> [DATA SUPPLIED]:
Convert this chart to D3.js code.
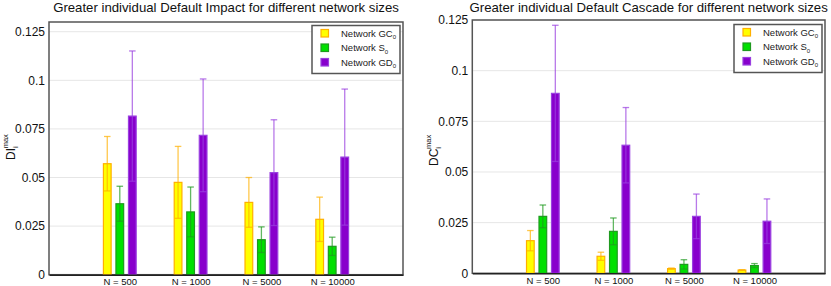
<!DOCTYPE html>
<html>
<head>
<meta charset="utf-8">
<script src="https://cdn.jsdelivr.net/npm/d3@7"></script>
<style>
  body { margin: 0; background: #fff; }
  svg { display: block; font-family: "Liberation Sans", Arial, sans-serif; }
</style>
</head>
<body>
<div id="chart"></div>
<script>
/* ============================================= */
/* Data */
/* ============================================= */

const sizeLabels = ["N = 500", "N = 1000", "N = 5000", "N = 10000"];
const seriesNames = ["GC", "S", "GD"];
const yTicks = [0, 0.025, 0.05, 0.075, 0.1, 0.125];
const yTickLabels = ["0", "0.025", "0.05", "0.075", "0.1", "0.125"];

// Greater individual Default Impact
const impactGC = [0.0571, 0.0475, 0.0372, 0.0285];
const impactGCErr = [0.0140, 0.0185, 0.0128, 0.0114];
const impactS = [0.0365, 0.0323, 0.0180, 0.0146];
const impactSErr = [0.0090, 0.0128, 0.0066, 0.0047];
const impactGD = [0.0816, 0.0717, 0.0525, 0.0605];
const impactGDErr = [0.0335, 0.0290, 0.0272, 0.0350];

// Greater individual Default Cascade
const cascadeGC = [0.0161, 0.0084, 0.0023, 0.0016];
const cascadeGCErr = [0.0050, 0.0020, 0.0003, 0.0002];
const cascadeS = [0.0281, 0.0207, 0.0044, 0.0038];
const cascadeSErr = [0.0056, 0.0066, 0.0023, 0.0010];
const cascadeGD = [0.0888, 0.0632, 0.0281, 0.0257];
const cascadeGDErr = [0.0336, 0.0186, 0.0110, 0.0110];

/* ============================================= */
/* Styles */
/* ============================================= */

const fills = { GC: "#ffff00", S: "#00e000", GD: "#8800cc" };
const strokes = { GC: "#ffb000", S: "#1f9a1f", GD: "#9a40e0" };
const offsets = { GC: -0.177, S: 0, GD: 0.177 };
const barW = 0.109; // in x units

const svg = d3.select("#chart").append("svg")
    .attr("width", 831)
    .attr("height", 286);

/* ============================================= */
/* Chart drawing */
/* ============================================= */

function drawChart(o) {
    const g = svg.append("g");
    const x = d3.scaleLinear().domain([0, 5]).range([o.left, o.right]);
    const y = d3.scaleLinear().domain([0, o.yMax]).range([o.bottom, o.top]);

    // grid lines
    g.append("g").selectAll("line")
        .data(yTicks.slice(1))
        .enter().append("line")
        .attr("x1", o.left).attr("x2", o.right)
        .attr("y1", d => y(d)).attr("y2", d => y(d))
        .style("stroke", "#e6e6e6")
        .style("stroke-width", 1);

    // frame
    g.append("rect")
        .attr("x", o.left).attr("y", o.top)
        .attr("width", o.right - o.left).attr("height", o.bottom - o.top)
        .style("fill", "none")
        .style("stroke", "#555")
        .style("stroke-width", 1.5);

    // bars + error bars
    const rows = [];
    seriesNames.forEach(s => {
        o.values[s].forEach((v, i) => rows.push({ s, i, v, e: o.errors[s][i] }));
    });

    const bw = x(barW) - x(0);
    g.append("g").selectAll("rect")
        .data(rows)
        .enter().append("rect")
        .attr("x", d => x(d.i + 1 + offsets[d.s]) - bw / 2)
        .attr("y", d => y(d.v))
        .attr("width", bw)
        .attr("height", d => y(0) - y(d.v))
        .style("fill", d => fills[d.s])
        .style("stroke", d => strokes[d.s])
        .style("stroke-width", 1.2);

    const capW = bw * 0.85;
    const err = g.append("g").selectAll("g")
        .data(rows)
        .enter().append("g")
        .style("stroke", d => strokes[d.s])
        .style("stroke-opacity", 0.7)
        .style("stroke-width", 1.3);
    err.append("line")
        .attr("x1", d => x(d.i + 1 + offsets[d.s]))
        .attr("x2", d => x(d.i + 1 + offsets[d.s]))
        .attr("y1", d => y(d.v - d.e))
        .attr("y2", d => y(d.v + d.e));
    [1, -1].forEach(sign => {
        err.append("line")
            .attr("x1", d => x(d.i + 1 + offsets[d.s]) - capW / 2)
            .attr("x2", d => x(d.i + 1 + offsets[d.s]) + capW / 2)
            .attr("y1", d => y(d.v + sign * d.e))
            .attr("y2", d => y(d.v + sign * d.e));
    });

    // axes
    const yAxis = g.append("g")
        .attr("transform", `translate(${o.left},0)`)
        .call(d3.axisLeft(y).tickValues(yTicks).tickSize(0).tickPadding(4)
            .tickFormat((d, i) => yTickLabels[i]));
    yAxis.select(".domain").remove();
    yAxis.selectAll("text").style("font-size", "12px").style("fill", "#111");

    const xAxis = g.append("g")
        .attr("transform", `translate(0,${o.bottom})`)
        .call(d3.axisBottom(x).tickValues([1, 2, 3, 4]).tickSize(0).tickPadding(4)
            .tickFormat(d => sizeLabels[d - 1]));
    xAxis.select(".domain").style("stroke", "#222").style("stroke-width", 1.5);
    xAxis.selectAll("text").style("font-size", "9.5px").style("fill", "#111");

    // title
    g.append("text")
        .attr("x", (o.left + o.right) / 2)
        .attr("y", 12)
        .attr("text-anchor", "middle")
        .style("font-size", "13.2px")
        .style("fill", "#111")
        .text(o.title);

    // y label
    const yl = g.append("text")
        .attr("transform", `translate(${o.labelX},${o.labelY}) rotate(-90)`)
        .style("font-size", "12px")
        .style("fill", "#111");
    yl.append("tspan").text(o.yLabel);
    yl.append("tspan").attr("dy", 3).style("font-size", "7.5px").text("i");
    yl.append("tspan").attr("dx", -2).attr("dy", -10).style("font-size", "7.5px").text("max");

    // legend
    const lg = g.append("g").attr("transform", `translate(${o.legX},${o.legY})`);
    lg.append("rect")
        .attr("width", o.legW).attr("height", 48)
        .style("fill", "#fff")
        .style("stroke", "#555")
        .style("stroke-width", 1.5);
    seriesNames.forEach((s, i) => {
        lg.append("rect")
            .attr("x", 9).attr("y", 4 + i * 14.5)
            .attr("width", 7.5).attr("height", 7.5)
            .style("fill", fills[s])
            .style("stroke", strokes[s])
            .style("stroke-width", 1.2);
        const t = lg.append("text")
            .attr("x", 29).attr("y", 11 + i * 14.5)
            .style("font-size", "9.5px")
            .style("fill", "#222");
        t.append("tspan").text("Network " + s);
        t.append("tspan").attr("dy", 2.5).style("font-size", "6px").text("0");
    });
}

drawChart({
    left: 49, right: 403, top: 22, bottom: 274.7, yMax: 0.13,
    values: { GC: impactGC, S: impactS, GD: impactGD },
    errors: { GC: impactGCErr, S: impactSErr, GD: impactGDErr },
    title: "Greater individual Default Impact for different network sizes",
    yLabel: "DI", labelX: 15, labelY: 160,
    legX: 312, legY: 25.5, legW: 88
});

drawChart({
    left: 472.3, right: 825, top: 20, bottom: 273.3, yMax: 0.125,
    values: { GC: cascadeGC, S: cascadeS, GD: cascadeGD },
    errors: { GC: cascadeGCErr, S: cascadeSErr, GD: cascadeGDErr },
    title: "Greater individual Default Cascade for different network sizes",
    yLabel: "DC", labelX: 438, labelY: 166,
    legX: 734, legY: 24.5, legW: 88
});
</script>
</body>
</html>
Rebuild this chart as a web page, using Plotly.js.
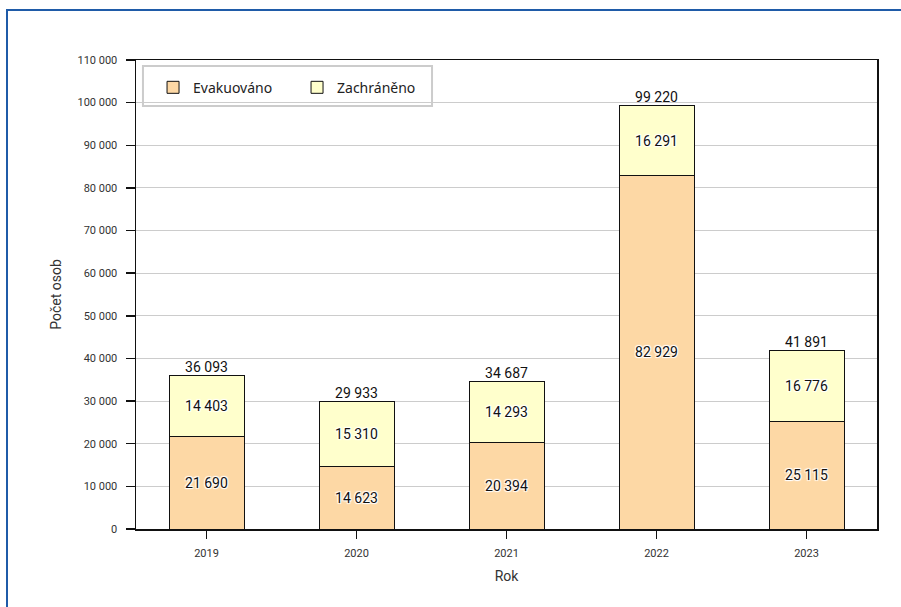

> [THE PROBLEM]: Pictures are not part of the copy; reproduce everything else in the records exactly.

> [THE SOLUTION]:
Convert this chart to D3.js code.
<!DOCTYPE html>
<html>
<head>
<meta charset="utf-8">
<script src="https://cdn.jsdelivr.net/npm/d3@7"></script>
<style>
  body { margin: 0; background: #fff; }
  svg { display: block; font-family: "Liberation Sans", Arial, sans-serif; }
</style>
</head>
<body>
<div id="chart"></div>
<script>
/* ============================================= */
/* Data */
/* ============================================= */

const sizeLabels = ["N = 500", "N = 1000", "N = 5000", "N = 10000"];
const seriesNames = ["GC", "S", "GD"];
const yTicks = [0, 0.025, 0.05, 0.075, 0.1, 0.125];
const yTickLabels = ["0", "0.025", "0.05", "0.075", "0.1", "0.125"];

// Greater individual Default Impact
const impactGC = [0.0571, 0.0475, 0.0372, 0.0285];
const impactGCErr = [0.0140, 0.0185, 0.0128, 0.0114];
const impactS = [0.0365, 0.0323, 0.0180, 0.0146];
const impactSErr = [0.0090, 0.0128, 0.0066, 0.0047];
const impactGD = [0.0816, 0.0717, 0.0525, 0.0605];
const impactGDErr = [0.0335, 0.0290, 0.0272, 0.0350];

// Greater individual Default Cascade
const cascadeGC = [0.0161, 0.0084, 0.0023, 0.0016];
const cascadeGCErr = [0.0050, 0.0020, 0.0003, 0.0002];
const cascadeS = [0.0281, 0.0207, 0.0044, 0.0038];
const cascadeSErr = [0.0056, 0.0066, 0.0023, 0.0010];
const cascadeGD = [0.0888, 0.0632, 0.0281, 0.0257];
const cascadeGDErr = [0.0336, 0.0186, 0.0110, 0.0110];

/* ============================================= */
/* Styles */
/* ============================================= */

const fills = { GC: "#ffff00", S: "#00e000", GD: "#8800cc" };
const strokes = { GC: "#ffb000", S: "#1f9a1f", GD: "#9a40e0" };
const offsets = { GC: -0.177, S: 0, GD: 0.177 };
const barW = 0.109; // in x units

const svg = d3.select("#chart").append("svg")
    .attr("width", 831)
    .attr("height", 286);

/* ============================================= */
/* Chart drawing */
/* ============================================= */

function drawChart(o) {
    const g = svg.append("g");
    const x = d3.scaleLinear().domain([0, 5]).range([o.left, o.right]);
    const y = d3.scaleLinear().domain([0, o.yMax]).range([o.bottom, o.top]);

    // grid lines
    g.append("g").selectAll("line")
        .data(yTicks.slice(1))
        .enter().append("line")
        .attr("x1", o.left).attr("x2", o.right)
        .attr("y1", d => y(d)).attr("y2", d => y(d))
        .style("stroke", "#e6e6e6")
        .style("stroke-width", 1);

    // frame
    g.append("rect")
        .attr("x", o.left).attr("y", o.top)
        .attr("width", o.right - o.left).attr("height", o.bottom - o.top)
        .style("fill", "none")
        .style("stroke", "#555")
        .style("stroke-width", 1.5);

    // bars + error bars
    const rows = [];
    seriesNames.forEach(s => {
        o.values[s].forEach((v, i) => rows.push({ s, i, v, e: o.errors[s][i] }));
    });

    const bw = x(barW) - x(0);
    g.append("g").selectAll("rect")
        .data(rows)
        .enter().append("rect")
        .attr("x", d => x(d.i + 1 + offsets[d.s]) - bw / 2)
        .attr("y", d => y(d.v))
        .attr("width", bw)
        .attr("height", d => y(0) - y(d.v))
        .style("fill", d => fills[d.s])
        .style("stroke", d => strokes[d.s])
        .style("stroke-width", 1.2);

    const capW = bw * 0.85;
    const err = g.append("g").selectAll("g")
        .data(rows)
        .enter().append("g")
        .style("stroke", d => strokes[d.s])
        .style("stroke-opacity", 0.7)
        .style("stroke-width", 1.3);
    err.append("line")
        .attr("x1", d => x(d.i + 1 + offsets[d.s]))
        .attr("x2", d => x(d.i + 1 + offsets[d.s]))
        .attr("y1", d => y(d.v - d.e))
        .attr("y2", d => y(d.v + d.e));
    [1, -1].forEach(sign => {
        err.append("line")
            .attr("x1", d => x(d.i + 1 + offsets[d.s]) - capW / 2)
            .attr("x2", d => x(d.i + 1 + offsets[d.s]) + capW / 2)
            .attr("y1", d => y(d.v + sign * d.e))
            .attr("y2", d => y(d.v + sign * d.e));
    });

    // axes
    const yAxis = g.append("g")
        .attr("transform", `translate(${o.left},0)`)
        .call(d3.axisLeft(y).tickValues(yTicks).tickSize(0).tickPadding(4)
            .tickFormat((d, i) => yTickLabels[i]));
    yAxis.select(".domain").remove();
    yAxis.selectAll("text").style("font-size", "12px").style("fill", "#111");

    const xAxis = g.append("g")
        .attr("transform", `translate(0,${o.bottom})`)
        .call(d3.axisBottom(x).tickValues([1, 2, 3, 4]).tickSize(0).tickPadding(4)
            .tickFormat(d => sizeLabels[d - 1]));
    xAxis.select(".domain").style("stroke", "#222").style("stroke-width", 1.5);
    xAxis.selectAll("text").style("font-size", "9.5px").style("fill", "#111");

    // title
    g.append("text")
        .attr("x", (o.left + o.right) / 2)
        .attr("y", 12)
        .attr("text-anchor", "middle")
        .style("font-size", "13.2px")
        .style("fill", "#111")
        .text(o.title);

    // y label
    const yl = g.append("text")
        .attr("transform", `translate(${o.labelX},${o.labelY}) rotate(-90)`)
        .style("font-size", "12px")
        .style("fill", "#111");
    yl.append("tspan").text(o.yLabel);
    yl.append("tspan").attr("dy", 3).style("font-size", "7.5px").text("i");
    yl.append("tspan").attr("dx", -2).attr("dy", -10).style("font-size", "7.5px").text("max");

    // legend
    const lg = g.append("g").attr("transform", `translate(${o.legX},${o.legY})`);
    lg.append("rect")
        .attr("width", o.legW).attr("height", 48)
        .style("fill", "#fff")
        .style("stroke", "#555")
        .style("stroke-width", 1.5);
    seriesNames.forEach((s, i) => {
        lg.append("rect")
            .attr("x", 9).attr("y", 4 + i * 14.5)
            .attr("width", 7.5).attr("height", 7.5)
            .style("fill", fills[s])
            .style("stroke", strokes[s])
            .style("stroke-width", 1.2);
        const t = lg.append("text")
            .attr("x", 29).attr("y", 11 + i * 14.5)
            .style("font-size", "9.5px")
            .style("fill", "#222");
        t.append("tspan").text("Network " + s);
        t.append("tspan").attr("dy", 2.5).style("font-size", "6px").text("0");
    });
}

drawChart({
    left: 49, right: 403, top: 22, bottom: 274.7, yMax: 0.13,
    values: { GC: impactGC, S: impactS, GD: impactGD },
    errors: { GC: impactGCErr, S: impactSErr, GD: impactGDErr },
    title: "Greater individual Default Impact for different network sizes",
    yLabel: "DI", labelX: 15, labelY: 160,
    legX: 312, legY: 25.5, legW: 88
});

drawChart({
    left: 472.3, right: 825, top: 20, bottom: 273.3, yMax: 0.125,
    values: { GC: cascadeGC, S: cascadeS, GD: cascadeGD },
    errors: { GC: cascadeGCErr, S: cascadeSErr, GD: cascadeGDErr },
    title: "Greater individual Default Cascade for different network sizes",
    yLabel: "DC", labelX: 438, labelY: 166,
    legX: 734, legY: 24.5, legW: 88
});
</script>
</body>
</html>
Rebuild this chart as a web page, using Plotly.js.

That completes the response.